この厳しい数字はビューティ業界のトラベルリテールにおいても同様だ。同市場で大きなシェアをもつエスティ ローダーは、2024年8月の決算報告会でアジア地域でのトラベルリテールの不振を認め、中国・海南省での売上高が40%以上減少したとしている。同じく資生堂も、インバウンドが増加した日本での堅調な成長と、ヨーロッパ、中東、アフリカ(EMEA)、および南北アメリカ地域は好調だったものの、中国を含むアジアの不調を受け、2024年上半期はトラベルリテール事業売上が23%減少した。

これらのマイナス要因は、主に中国の消費者購買パターンの変化の影響を受けたものと考えられている。中国におけるトラベルリテールの2024年上半期の売上高は前年同期比2ケタ減で、海南島を含む市街地の免税店の売上が振るわなかった。これは、越境ECやソーシャルセリングなどオンライン販売の競争激化で、トラベルリテールと現地価格が近づいてきて免税品のうまみが少なくなっていること、経済が低迷するなか、中国人旅行者が遠隔地への旅の回数を減らしていることなどが主な理由とみられる。

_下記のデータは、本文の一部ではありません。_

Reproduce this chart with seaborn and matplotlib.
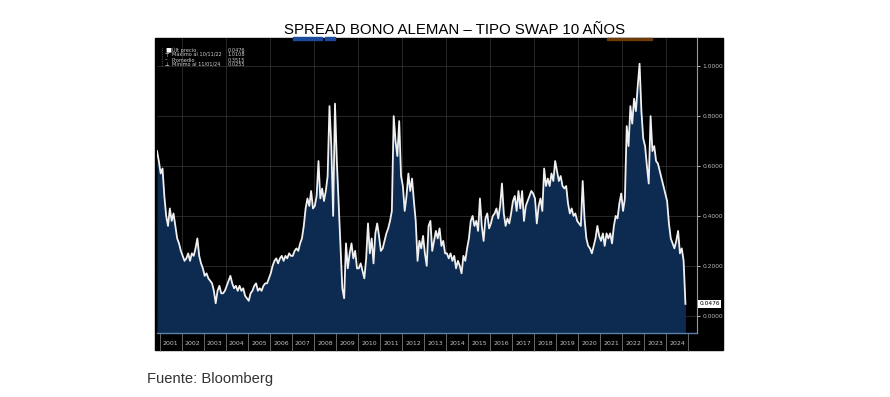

世界の旅客者数とトラベルリテールマーケット 2015-2023
出典:The Moodie Davitt Report

TFWAのカンファレンスでは、前述のA.T.カーニーが、現在、旅行のため空港に着いた人々が免税品ショッピングに費やす時間は空港滞在時間の25%に過ぎず、そのほかの時間はラウンジでくつろいだり食事をしながら、ソーシャルメディアなどのデジタルコンテンツにアクセスしていると説明。そして、トラベルリテール業界もこうしたトレンドにのっとり、購買履歴などのデータを活かしたパーソナルなアプローチをオンラインで行うことで、商品やブランドと出会うタッチポイントを積極的に創出することが求められると提言している。これはすなわち、現在の空港の利用者数の約40%を占め、2030年には70%近くに達するとされるデジタルネイティブなZ世代を、いかにしてトラベルリテールの店舗に呼び込み購買につなげるのかを考える重要性を意味する。